A Secretaria de Estado de Educação (Seduc) informa que não precisa de laudo para a realização da primeira matrícula. Porém, para a efetivação da segunda matrícula, a condição é ser PCD (pessoa com deficiência), a fim de assegurar um melhor suporte pedagógico. “Na ausência de laudo, a rede pública disponibiliza um formulário que atesta a condição, tendo mais subsídios para a confirmação no serviço de atendimento educacional especializado.

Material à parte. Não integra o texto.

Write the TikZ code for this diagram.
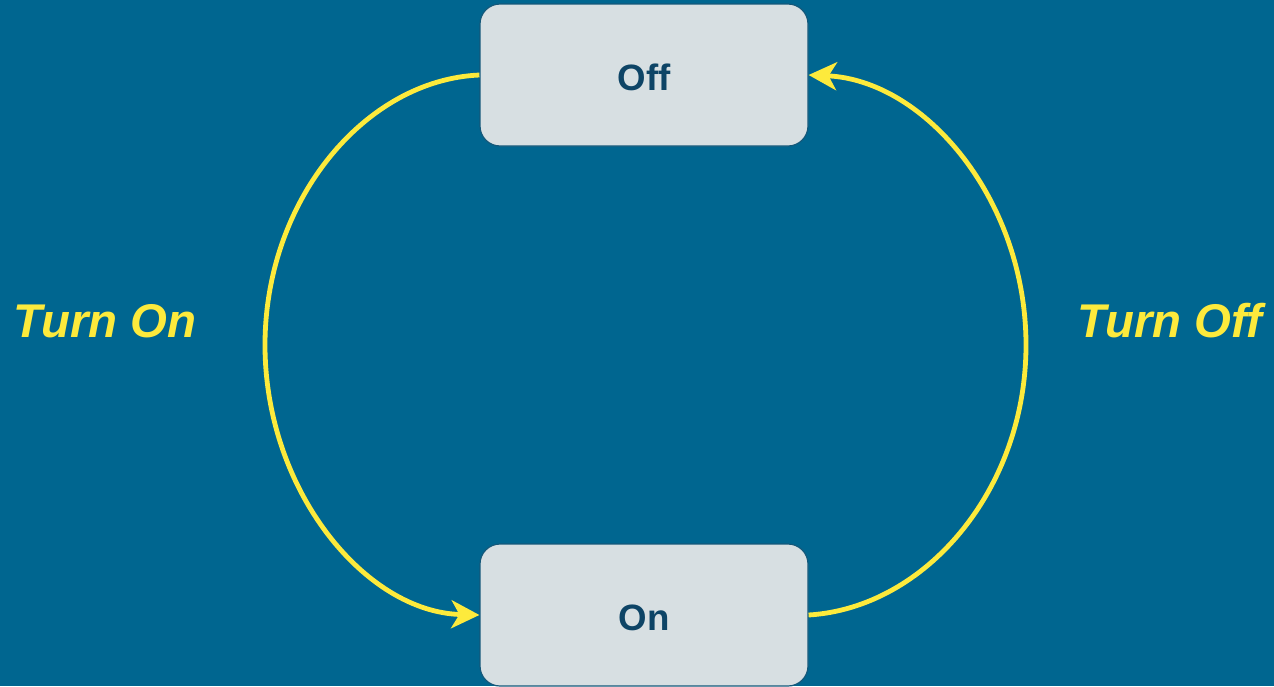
\documentclass[tikz,border=0pt]{standalone}
\usepackage{fontspec}
\setmainfont{Liberation Sans}
\usetikzlibrary{arrows.meta}
\definecolor{bg}{HTML}{006690}
\definecolor{boxfill}{HTML}{D7DFE2}
\definecolor{boxline}{HTML}{14587A}
\definecolor{boxtext}{HTML}{0D4466}
\definecolor{ylw}{HTML}{FDEA3C}
\tikzset{
  statebox/.style={draw=boxline, line width=0.9pt, fill=boxfill, rounded corners=15pt,
    minimum width=246pt, minimum height=106.5pt, inner sep=0pt,
    font=\fontsize{27.5}{32}\selectfont\bfseries, text=boxtext},
  edgelabel/.style={inner sep=0pt, text=ylw, font=\fontsize{35.5}{42}\selectfont\bfseries\itshape},
  trans/.style={draw=ylw, line width=3.6pt,
    -{Stealth[length=21pt, width=21pt, inset=6pt]}}
}
\begin{document}
\begin{tikzpicture}[x=0.75pt, y=-0.75pt]
  \fill[bg] (0,0) rectangle (1274,686);
  \useasboundingbox (0,0) rectangle (1274,686);
  \node[statebox] (off) at (644,75) {};
  \node[statebox] (on) at (644,615) {};
  \node[inner sep=0pt, font=\fontsize{27.5}{32}\selectfont\bfseries, text=boxtext] (offt) at (644,77) {Off};
  \node[inner sep=0pt, font=\fontsize{27.5}{32}\selectfont\bfseries, text=boxtext] (ont) at (644,618) {On};
  \coordinate (lmid) at (265,345);
  \coordinate (rmid) at (1026,345);
  \draw[trans] (off.west) .. controls (365,80) and (265,200) .. (lmid)
      .. controls (265,490) and (365,612) .. (on.west);
  \draw[trans] (on.east) .. controls (925,608) and (1026,490) .. (rmid)
      .. controls (1026,200) and (925,80) .. (off.east);
  \node[edgelabel] (lon) at (105,321) {Turn On};
  \node[edgelabel] (loff) at (1170,321) {Turn Off};
\end{tikzpicture}
\end{document}
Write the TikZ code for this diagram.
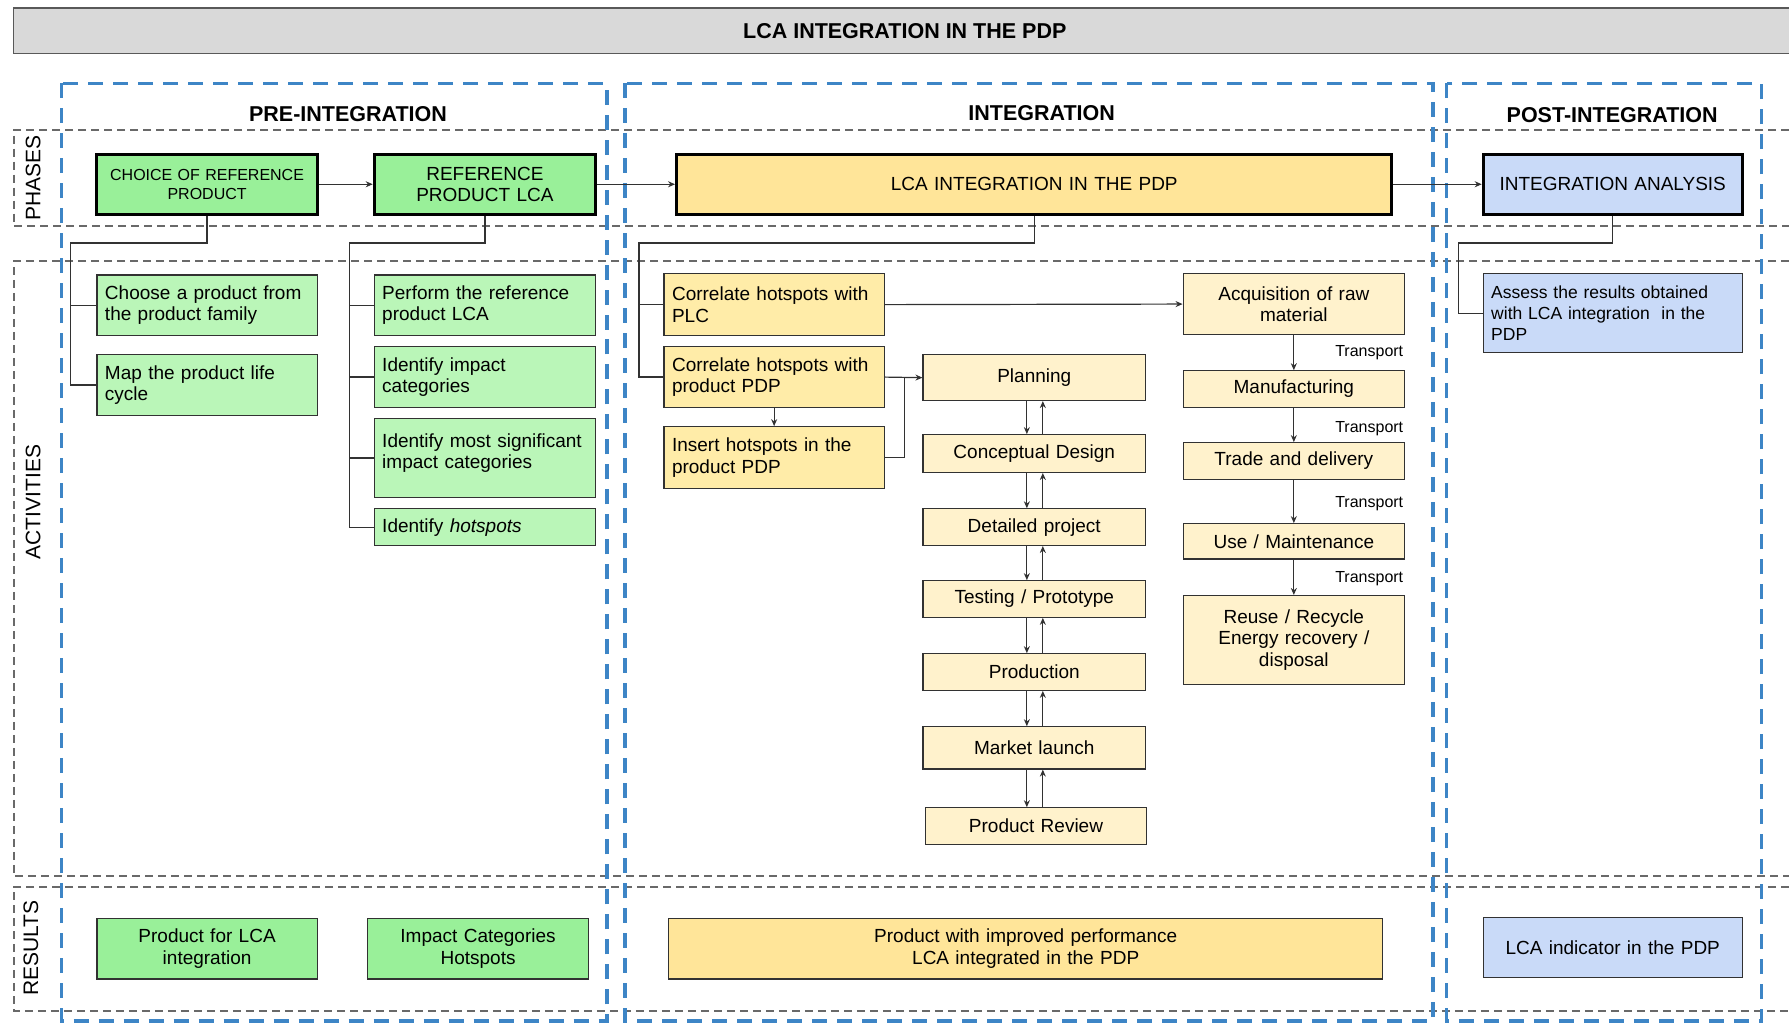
\documentclass[tikz,border=0pt]{standalone}
\usepackage{fontspec}
\setmainfont{Liberation Sans}
\usetikzlibrary{arrows.meta}
\definecolor{phgreen}{RGB}{153,240,153}
\definecolor{acgreen}{RGB}{186,246,184}
\definecolor{phyel}{RGB}{255,229,153}
\definecolor{cyel}{RGB}{255,236,168}
\definecolor{pyel}{RGB}{255,242,204}
\definecolor{pblue}{RGB}{201,218,248}
\definecolor{dblue}{RGB}{61,133,198}
\definecolor{dgray}{RGB}{105,105,105}
\definecolor{linec}{RGB}{50,50,50}
\definecolor{titlegray}{RGB}{217,217,217}
\newcommand\mkbox[7][]{%
 \pgfmathsetlengthmacro\bxw{(#5-#3)*1.141pt}%
 \pgfmathsetlengthmacro\bxh{(#6-#4)*1.141pt}%
 \pgfmathsetlengthmacro\bxt{(#5-#3)*1.141pt-16pt}%
 \node[boxbase,minimum width=\bxw,minimum height=\bxh,text width=\bxt,#1] (#2) at ({(#3+#5)/2},{(#4+#6)/2}) {#7};}
\begin{document}
\begin{tikzpicture}[x=1.141pt,y=-1.141pt,
 boxbase/.style={draw=linec,line width=1.2pt,inner xsep=8pt,inner ysep=0pt,font=\fontsize{19}{21.5}\selectfont,align=left},
 phasebox/.style={draw=black,line width=3pt,align=center},
 ctr/.style={align=center},
 colhead/.style={font=\bfseries\fontsize{21.5}{24}\selectfont},
 rowlab/.style={rotate=90,font=\fontsize{21}{24}\selectfont},
 trans/.style={anchor=east,font=\fontsize{16}{18}\selectfont,inner sep=0pt},
 grayd/.style={draw=dgray,line width=2pt,dash pattern=on 8pt off 5pt},
 blued/.style={draw=dblue,line width=3.5pt,dash pattern=on 15pt off 10pt},
 conn/.style={draw=linec,line width=1.2pt},
 arrw/.style={conn,-{Stealth[length=7pt,width=6pt]}}]
\useasboundingbox (0,0) rectangle (1568,898);
% title bar
\fill[titlegray] (12,7) rectangle (1568,47);
\draw[line width=1.6pt,draw=gray!70!black] (1568,7) -- (12,7) -- (12,47) -- (1568,47);
\node[colhead] (title) at (793,27) {LCA INTEGRATION IN THE PDP};
% gray dashed rows
\draw[grayd] (1568,114) -- (12,114) -- (12,198) -- (1568,198);
\draw[grayd] (1568,229) -- (12,229) -- (12,768) -- (1568,768);
\draw[grayd] (1568,777) -- (12,777) -- (12,886) -- (1568,886);
% blue dashed columns
\draw[blued] (54,73) rectangle (532,895);
\draw[blued] (548,73) rectangle (1256,895);
\draw[blued] (1268,73) rectangle (1544,895);
% headings
\node[colhead] (h1) at (305,100) {PRE-INTEGRATION};
\node[colhead] (h2) at (913,99) {INTEGRATION};
\node[colhead] (h3) at (1413,101) {POST-INTEGRATION};
\node[rowlab] (lph) at (29,156) {PHASES};
\node[rowlab] (lac) at (29,440) {ACTIVITIES};
\node[rowlab] (lre) at (27,831) {RESULTS};
% phases
\mkbox[phasebox,fill=phgreen,font=\fontsize{16}{19}\selectfont]{choice}{85}{135}{278}{188}{CHOICE OF REFERENCE\\PRODUCT}
\mkbox[phasebox,fill=phgreen]{ref}{328}{135}{522}{188}{REFERENCE\\PRODUCT LCA}
\mkbox[phasebox,fill=phyel]{lca}{593}{135}{1220}{188}{LCA INTEGRATION IN THE PDP}
\mkbox[phasebox,fill=pblue]{ia}{1300}{135}{1527}{188}{INTEGRATION ANALYSIS}
% pre activities
\mkbox[fill=acgreen]{a1}{85}{241}{278}{294}{Choose a product from\\the product family}
\mkbox[fill=acgreen]{a2}{85}{311}{278}{364}{Map the product life\\cycle}
\mkbox[fill=acgreen]{b1}{328}{241}{522}{294}{Perform the reference\\product LCA}
\mkbox[fill=acgreen]{b2}{328}{304}{522}{357}{Identify impact\\categories}
\mkbox[fill=acgreen]{b3}{328}{367}{522}{436}{Identify most significant\\impact categories\\[-8pt]\mbox{}}
\mkbox[fill=acgreen]{b4}{328}{446}{522}{478}{Identify \textit{hotspots}}
% integration activities
\mkbox[fill=cyel]{c1}{582}{240}{775}{294}{Correlate hotspots with\\PLC}
\mkbox[fill=cyel]{c2}{582}{304}{775}{357}{Correlate hotspots with\\product PDP}
\mkbox[fill=cyel]{c3}{582}{374}{775}{428}{Insert hotspots in the\\product PDP}
% PDP stages
\mkbox[fill=pyel,ctr]{p1}{809}{311}{1004}{351}{Planning}
\mkbox[fill=pyel,ctr]{p2}{809}{381}{1004}{414}{Conceptual Design}
\mkbox[fill=pyel,ctr]{p3}{809}{446}{1004}{478}{Detailed project}
\mkbox[fill=pyel,ctr]{p4}{809}{509}{1004}{541}{Testing / Prototype}
\mkbox[fill=pyel,ctr]{p5}{809}{573}{1004}{605}{Production}
\mkbox[fill=pyel,ctr]{p6}{809}{637}{1004}{674}{Market launch}
\mkbox[fill=pyel,ctr]{p7}{811}{708}{1005}{740}{Product Review}
% life cycle
\mkbox[fill=pyel,ctr]{l1}{1037}{240}{1231}{293}{Acquisition of raw\\material}
\mkbox[fill=pyel,ctr]{l2}{1037}{325}{1231}{357}{Manufacturing}
\mkbox[fill=pyel,ctr]{l3}{1037}{388}{1231}{420}{Trade and delivery}
\mkbox[fill=pyel,ctr]{l4}{1037}{459}{1231}{490}{Use / Maintenance}
\mkbox[fill=pyel,ctr]{l5}{1037}{522}{1231}{600}{Reuse / Recycle\\Energy recovery /\\disposal}
\node[trans] (t1) at (1230,309) {Transport};
\node[trans] (t2) at (1230,376) {Transport};
\node[trans] (t3) at (1230,441) {Transport};
\node[trans] (t4) at (1230,507) {Transport};
% post activity
\mkbox[fill=pblue,font=\fontsize{17.5}{21}\selectfont]{as}{1300}{240}{1527}{309}{Assess the results obtained\\with LCA integration~ in the\\PDP}
% results
\mkbox[fill=phgreen,ctr]{r1}{85}{805}{278}{858}{Product for LCA\\integration}
\mkbox[fill=phgreen,ctr]{r2}{322}{805}{516}{858}{Impact Categories\\Hotspots}
\mkbox[fill=phyel,ctr]{r3}{586}{805}{1212}{858}{Product with improved performance\\LCA integrated in the PDP}
\mkbox[fill=pblue,ctr]{r4}{1300}{804}{1527}{857}{LCA indicator in the PDP}
% phase arrows
\draw[arrw] (choice.east) -- (ref.west);
\draw[arrw] (ref.east) -- (lca.west);
\draw[arrw] (lca.east) -- (ia.west);
% pre connectors
\coordinate (j1) at (62,213);
\draw[conn] (choice.south) |- (j1) |- (a1.west);
\draw[conn] (j1) |- (a2.west);
\coordinate (j2) at (306,213);
\draw[conn] (ref.south) |- (j2) |- (b1.west);
\draw[conn] (j2) |- (b2.west);
\draw[conn] (j2) |- (b3.west);
\draw[conn] (j2) |- (b4.west);
% integration connectors
\coordinate (j3) at (560,213);
\draw[conn] (lca.south) |- (j3) |- (c1.west);
\draw[conn] (j3) |- (c2.west);
\draw[arrw] (c2.south) -- (c3.north);
\draw[arrw] (c1.east) -- (l1.west);
\draw[arrw] (c2.east) -- (p1.west);
\coordinate (j4) at (793,331);
\draw[conn] (c3.east) -| (j4);
\coordinate (dn) at (900,0);
\coordinate (upx) at (914,0);
\foreach \u/\v in {p1/p2,p2/p3,p3/p4,p4/p5,p5/p6,p6/p7}{
 \draw[arrw] (\u.south -| dn) -- (\v.north -| dn);
 \draw[arrw] (\v.north -| upx) -- (\u.south -| upx);
}
\foreach \u/\v in {l1/l2,l2/l3,l3/l4,l4/l5}{
 \draw[arrw] (\u.south) -- (\v.north);
}
% post connector
\coordinate (j5) at (1278,213);
\draw[conn] (ia.south) |- (j5) |- (as.west);
\end{tikzpicture}
\end{document}
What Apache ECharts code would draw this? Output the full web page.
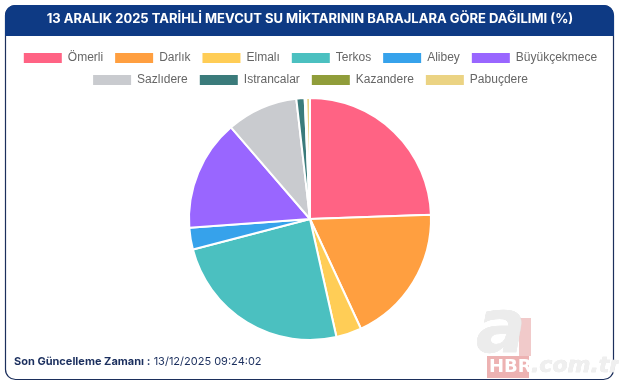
<!DOCTYPE html>
<html><head><meta charset="utf-8">
<script src="https://cdn.jsdelivr.net/npm/echarts@6/dist/echarts.min.js"></script>
<style>html,body{margin:0;padding:0;background:#fff;}#c{width:619px;height:387px;}</style>
</head><body><div id="c"></div>
<script>
const titleText = '13 ARALIK 2025 TARİHLİ MEVCUT SU MİKTARININ BARAJLARA GÖRE DAĞILIMI (%)';
const categories = ['Ömerli','Darlık','Elmalı','Terkos','Alibey','Büyükçekmece','Sazlıdere','Istrancalar','Kazandere','Pabuçdere'];
const values = [24.4, 18.6, 3.4, 24.4, 2.9, 14.8, 9.5, 1.1, 0.2, 0.5];
const colors = ['#ff6384','#ff9f40','#ffcd56','#4bc0c0','#36a2eb','#9966ff','#c9cbcf','#3b7b7b','#909d3a','#ebd383'];
const footerLabel = 'Son Güncelleme Zamanı';
const footerTime = '13/12/2025 09:24:02';

const legendBase = {
  left: 'center',
  itemWidth: 40, itemHeight: 12, itemGap: 10,
  icon: 'rect',
  textStyle: {color:'#666', fontSize:12, fontFamily:'Liberation Sans, Arial, sans-serif'}
};
const chart = echarts.init(document.getElementById('c'), null, {renderer:'canvas'});
chart.setOption({
  animation:false,
  color: colors,
  legend: [
    Object.assign({top: 46, data: categories.slice(0,6)}, legendBase),
    Object.assign({top: 68, data: categories.slice(6)}, legendBase)
  ],
  graphic: [
    {type:'rect', shape:{x:5.5,y:5.5,width:608,height:374,r:10}, style:{fill:'#fff',stroke:'#1c2f5c',lineWidth:1.2}, z:-10},
    {type:'rect', shape:{x:5,y:5,width:609,height:31,r:[10,10,0,0]}, style:{fill:'#0e3a84'}, z:-9},
    {type:'text', x:310, y:19, style:{text:titleText, fill:'#fff', font:'bold 13px Inter, "Noto Sans", sans-serif', textAlign:'center', textVerticalAlign:'middle'}},
    {type:'text', x:14, y:362, style:{
      text:'{b|'+footerLabel+' :} {n|'+footerTime+'}',
      rich:{b:{fill:'#1b2f5e',font:'bold 11px Inter, "Noto Sans", sans-serif'}, n:{fill:'#1b2f5e',font:'11px Inter, "Noto Sans", sans-serif'}},
      textVerticalAlign:'middle'}},
    // watermark
    {type:'rect', shape:{x:519,y:318,width:12,height:38}, style:{fill:'#f1caca'}, z:-5},
    {type:'text', x:476, y:296, style:{text:'a', fill:'#ececec', stroke:'#e0e0e0', lineWidth:0.5, font:'italic bold 74px "DejaVu Sans", sans-serif'}, z:-4},
    {type:'rect', shape:{x:487,y:356,width:42,height:22}, style:{fill:'#edb2b2'}, z:-5},
    {type:'text', x:489, y:367, style:{text:'HBR', fill:'#fff', font:'bold 18px "DejaVu Sans", sans-serif', textVerticalAlign:'middle'}, z:-4},
    {type:'text', x:531, y:366, style:{text:'.com.tr', fill:'#efefef', stroke:'#e2e2e2', lineWidth:0.5, font:'italic bold 22px "DejaVu Sans", sans-serif', textVerticalAlign:'middle'}, z:-4}
  ],
  series: [{
    type:'pie',
    center:[310,219],
    radius:[0,121],
    startAngle:90,
    clockwise:true,
    label:{show:false}, labelLine:{show:false},
    itemStyle:{borderColor:'#fff', borderWidth:2},
    emphasis:{disabled:true},
    data: categories.map((n,i)=>({name:n, value:values[i]}))
  }]
});
</script></body></html>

A Seduc informa ainda que em 2022, foram matriculados 13.725 alunos. Já em 2023, 4.721 foram matriculados, até o dia 15 de fevereiro. Já em relação ao atendimento, dependendo da necessidade do aluno, ele pode receber um suporte específico dentro da sala de aula, com apoio dos profissionais da educação especial.

 

Particulares

O Sindicato dos Estabelecimentos Particulares de Ensino do Estado do Pará esclarece que há, nas escolas, alunos que são laudados e que não possuem laudo. A escola acompanha o desenvolvimento desse aluno, se ele tem uma progressão regular  ou se  precisa de acompanhamento individualizado. Não é possível afirmar que só aluno laudado é considerado aluno da educação especial, e a escola, a partir de suas avaliações, vai detectando as necessidades de cada aluno.

As escolas fazem o atendimento na educação especial a partir da avaliação individual do aluno para que seja preparado um plano educacional individualizado. A legislação fala em apoio educacional (o mediador é uma das nomenclaturas desse profissional), que deve ser disponibilizado, a partir da avaliação da escola, para garantir ao aluno todo o apoio necessário e isso depende de aluno para aluno.